**Task requirements**. For the copy, please give all of the data again exactly and leave the pictures out.

**Provided data**.
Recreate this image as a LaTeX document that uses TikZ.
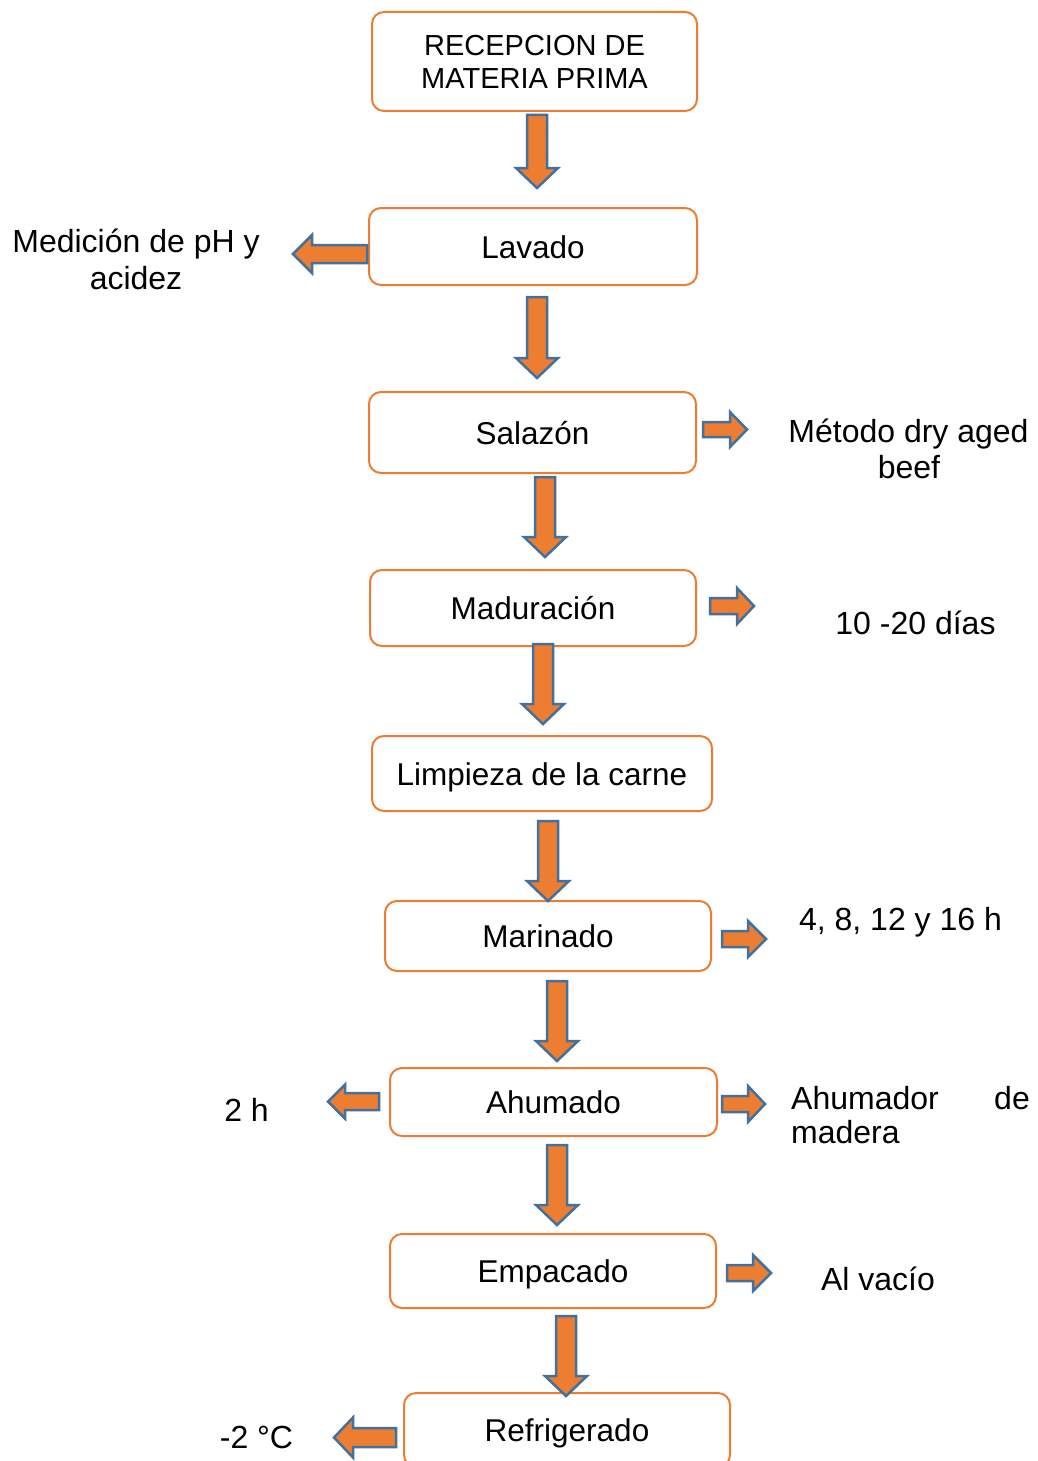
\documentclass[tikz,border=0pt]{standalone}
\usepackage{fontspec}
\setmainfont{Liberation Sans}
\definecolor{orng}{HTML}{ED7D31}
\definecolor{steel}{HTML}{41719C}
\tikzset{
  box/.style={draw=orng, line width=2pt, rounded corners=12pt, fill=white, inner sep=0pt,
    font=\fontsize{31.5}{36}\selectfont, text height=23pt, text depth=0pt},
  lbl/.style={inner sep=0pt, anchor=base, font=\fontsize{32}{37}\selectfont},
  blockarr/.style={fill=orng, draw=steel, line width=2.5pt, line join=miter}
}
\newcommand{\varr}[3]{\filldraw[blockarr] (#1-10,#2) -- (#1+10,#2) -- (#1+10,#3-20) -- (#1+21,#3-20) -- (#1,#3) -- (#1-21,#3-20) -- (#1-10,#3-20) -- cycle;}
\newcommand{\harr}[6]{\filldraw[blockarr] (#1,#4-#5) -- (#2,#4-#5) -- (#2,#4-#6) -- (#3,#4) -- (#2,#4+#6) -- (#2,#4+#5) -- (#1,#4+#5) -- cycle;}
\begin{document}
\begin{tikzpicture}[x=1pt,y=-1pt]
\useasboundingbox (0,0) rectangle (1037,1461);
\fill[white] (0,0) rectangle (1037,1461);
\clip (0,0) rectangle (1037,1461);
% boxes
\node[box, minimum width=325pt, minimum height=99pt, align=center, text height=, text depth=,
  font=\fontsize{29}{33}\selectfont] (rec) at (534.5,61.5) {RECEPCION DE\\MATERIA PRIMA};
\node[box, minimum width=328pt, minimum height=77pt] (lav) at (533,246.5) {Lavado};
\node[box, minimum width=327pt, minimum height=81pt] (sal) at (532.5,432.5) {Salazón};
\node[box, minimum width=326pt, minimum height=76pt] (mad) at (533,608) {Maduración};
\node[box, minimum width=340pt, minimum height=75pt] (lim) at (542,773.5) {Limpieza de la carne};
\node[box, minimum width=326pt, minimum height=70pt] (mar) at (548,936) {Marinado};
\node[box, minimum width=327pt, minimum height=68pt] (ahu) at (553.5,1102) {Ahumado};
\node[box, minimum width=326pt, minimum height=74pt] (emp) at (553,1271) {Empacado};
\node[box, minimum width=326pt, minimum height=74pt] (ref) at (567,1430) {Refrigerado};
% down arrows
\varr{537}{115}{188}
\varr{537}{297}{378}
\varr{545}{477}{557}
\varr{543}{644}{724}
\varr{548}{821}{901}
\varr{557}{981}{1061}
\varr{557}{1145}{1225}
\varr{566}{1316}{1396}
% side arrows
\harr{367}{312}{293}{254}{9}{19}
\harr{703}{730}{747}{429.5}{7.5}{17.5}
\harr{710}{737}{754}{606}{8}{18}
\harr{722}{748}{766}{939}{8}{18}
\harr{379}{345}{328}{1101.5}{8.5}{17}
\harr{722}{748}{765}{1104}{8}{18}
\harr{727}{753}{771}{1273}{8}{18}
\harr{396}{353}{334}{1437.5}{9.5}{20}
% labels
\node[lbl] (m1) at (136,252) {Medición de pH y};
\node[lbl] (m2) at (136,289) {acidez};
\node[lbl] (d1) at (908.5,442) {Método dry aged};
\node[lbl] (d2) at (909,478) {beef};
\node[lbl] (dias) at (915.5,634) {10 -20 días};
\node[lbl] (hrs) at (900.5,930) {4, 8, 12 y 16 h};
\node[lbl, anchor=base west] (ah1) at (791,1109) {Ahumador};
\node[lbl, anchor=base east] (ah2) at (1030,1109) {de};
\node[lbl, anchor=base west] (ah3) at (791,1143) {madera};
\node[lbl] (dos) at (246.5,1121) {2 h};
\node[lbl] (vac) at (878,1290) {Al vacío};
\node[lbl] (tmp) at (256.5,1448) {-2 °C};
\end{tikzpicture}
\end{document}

**Solution to this task**.
Recreate this image as a LaTeX document that uses TikZ.
\documentclass[tikz,border=0pt]{standalone}
\usepackage{fontspec}
\setmainfont{Liberation Sans}
\definecolor{orng}{HTML}{ED7D31}
\definecolor{steel}{HTML}{41719C}
\tikzset{
  box/.style={draw=orng, line width=2pt, rounded corners=12pt, fill=white, inner sep=0pt,
    font=\fontsize{31.5}{36}\selectfont, text height=23pt, text depth=0pt},
  lbl/.style={inner sep=0pt, anchor=base, font=\fontsize{32}{37}\selectfont},
  blockarr/.style={fill=orng, draw=steel, line width=2.5pt, line join=miter}
}
\newcommand{\varr}[3]{\filldraw[blockarr] (#1-10,#2) -- (#1+10,#2) -- (#1+10,#3-20) -- (#1+21,#3-20) -- (#1,#3) -- (#1-21,#3-20) -- (#1-10,#3-20) -- cycle;}
\newcommand{\harr}[6]{\filldraw[blockarr] (#1,#4-#5) -- (#2,#4-#5) -- (#2,#4-#6) -- (#3,#4) -- (#2,#4+#6) -- (#2,#4+#5) -- (#1,#4+#5) -- cycle;}
\begin{document}
\begin{tikzpicture}[x=1pt,y=-1pt]
\useasboundingbox (0,0) rectangle (1037,1461);
\fill[white] (0,0) rectangle (1037,1461);
\clip (0,0) rectangle (1037,1461);
% boxes
\node[box, minimum width=325pt, minimum height=99pt, align=center, text height=, text depth=,
  font=\fontsize{29}{33}\selectfont] (rec) at (534.5,61.5) {RECEPCION DE\\MATERIA PRIMA};
\node[box, minimum width=328pt, minimum height=77pt] (lav) at (533,246.5) {Lavado};
\node[box, minimum width=327pt, minimum height=81pt] (sal) at (532.5,432.5) {Salazón};
\node[box, minimum width=326pt, minimum height=76pt] (mad) at (533,608) {Maduración};
\node[box, minimum width=340pt, minimum height=75pt] (lim) at (542,773.5) {Limpieza de la carne};
\node[box, minimum width=326pt, minimum height=70pt] (mar) at (548,936) {Marinado};
\node[box, minimum width=327pt, minimum height=68pt] (ahu) at (553.5,1102) {Ahumado};
\node[box, minimum width=326pt, minimum height=74pt] (emp) at (553,1271) {Empacado};
\node[box, minimum width=326pt, minimum height=74pt] (ref) at (567,1430) {Refrigerado};
% down arrows
\varr{537}{115}{188}
\varr{537}{297}{378}
\varr{545}{477}{557}
\varr{543}{644}{724}
\varr{548}{821}{901}
\varr{557}{981}{1061}
\varr{557}{1145}{1225}
\varr{566}{1316}{1396}
% side arrows
\harr{367}{312}{293}{254}{9}{19}
\harr{703}{730}{747}{429.5}{7.5}{17.5}
\harr{710}{737}{754}{606}{8}{18}
\harr{722}{748}{766}{939}{8}{18}
\harr{379}{345}{328}{1101.5}{8.5}{17}
\harr{722}{748}{765}{1104}{8}{18}
\harr{727}{753}{771}{1273}{8}{18}
\harr{396}{353}{334}{1437.5}{9.5}{20}
% labels
\node[lbl] (m1) at (136,252) {Medición de pH y};
\node[lbl] (m2) at (136,289) {acidez};
\node[lbl] (d1) at (908.5,442) {Método dry aged};
\node[lbl] (d2) at (909,478) {beef};
\node[lbl] (dias) at (915.5,634) {10 -20 días};
\node[lbl] (hrs) at (900.5,930) {4, 8, 12 y 16 h};
\node[lbl, anchor=base west] (ah1) at (791,1109) {Ahumador};
\node[lbl, anchor=base east] (ah2) at (1030,1109) {de};
\node[lbl, anchor=base west] (ah3) at (791,1143) {madera};
\node[lbl] (dos) at (246.5,1121) {2 h};
\node[lbl] (vac) at (878,1290) {Al vacío};
\node[lbl] (tmp) at (256.5,1448) {-2 °C};
\end{tikzpicture}
\end{document}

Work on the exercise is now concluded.